Consider a function \[ \Phi(x) = ax^2 + bx+c. \] The derivative at \(x\) is \[ \Phi'(x) = 2ax + b. \] Setting this to zero, we have \[ -\frac{b}{2a} =x= x + (-\frac{b}{2a}-x) = x + m \]

Next, observe that \[ m= -\frac{b}{2a}-x = -\frac{1}{2a} (2ax+b) = -\frac{1}{2a} \Phi'(x) \]
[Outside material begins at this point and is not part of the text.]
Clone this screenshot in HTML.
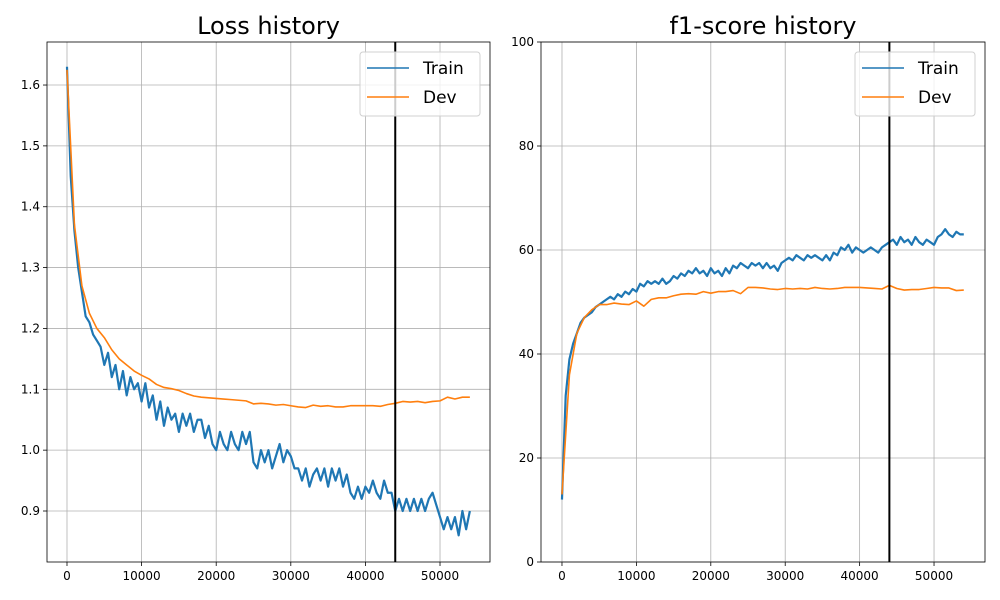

Applying this principle to the problem above, where we have \(x = \alpha_{ij}\), \(\Phi'(x) = \frac{\partial f}{\partial \alpha_{ij}} (\alpha)\) and \(a =M^2\|x_i\|^2\). Plugging everything in, we have

\[ m = \frac{1}{2(M\|x_i\|)^2} \left(- \frac{\partial f}{\partial \alpha_{ij}} (\alpha)\right) = - \frac{\partial f}{\partial \alpha_{ij}} (\alpha) \left(\frac{1}{2(M\|x_i\|)^2}\right). \]

Since \(M = 1/2\), we have

\[ m = - \frac{\partial f}{\partial \alpha_{ij}} (\alpha) \frac{2}{\|x_i\|^2}. \]

This is the update at line 464.

Doǧan, Ürün, Tobias Glasmachers, and Christian Igel. 2016. “A Unified View on Multi-Class Support Vector Classification.” The Journal of Machine Learning Research 17 (1). JMLR. org: 1550–1831.

Igel, Christian, Verena Heidrich-Meisner, and Tobias Glasmachers. 2008. “Shark.” Journal of Machine Learning Research 9 (Jun): 993–96.

Keerthi, S Sathiya, Sellamanickam Sundararajan, Kai-Wei Chang, Cho-Jui Hsieh, and Chih-Jen Lin. 2008. “A Sequential Dual Method for Large Scale Multi-Class Linear Svms.” In Proceedings of the 14th Acm Sigkdd International Conference on Knowledge Discovery and Data Mining, 408–16.

Weston, Jason, and Chris Watkins. 1999. “Support Vector Machines for Multi-Class Pattern Recognition.” In Proc. 7th European Symposium on Artificial Neural Networks, 1999.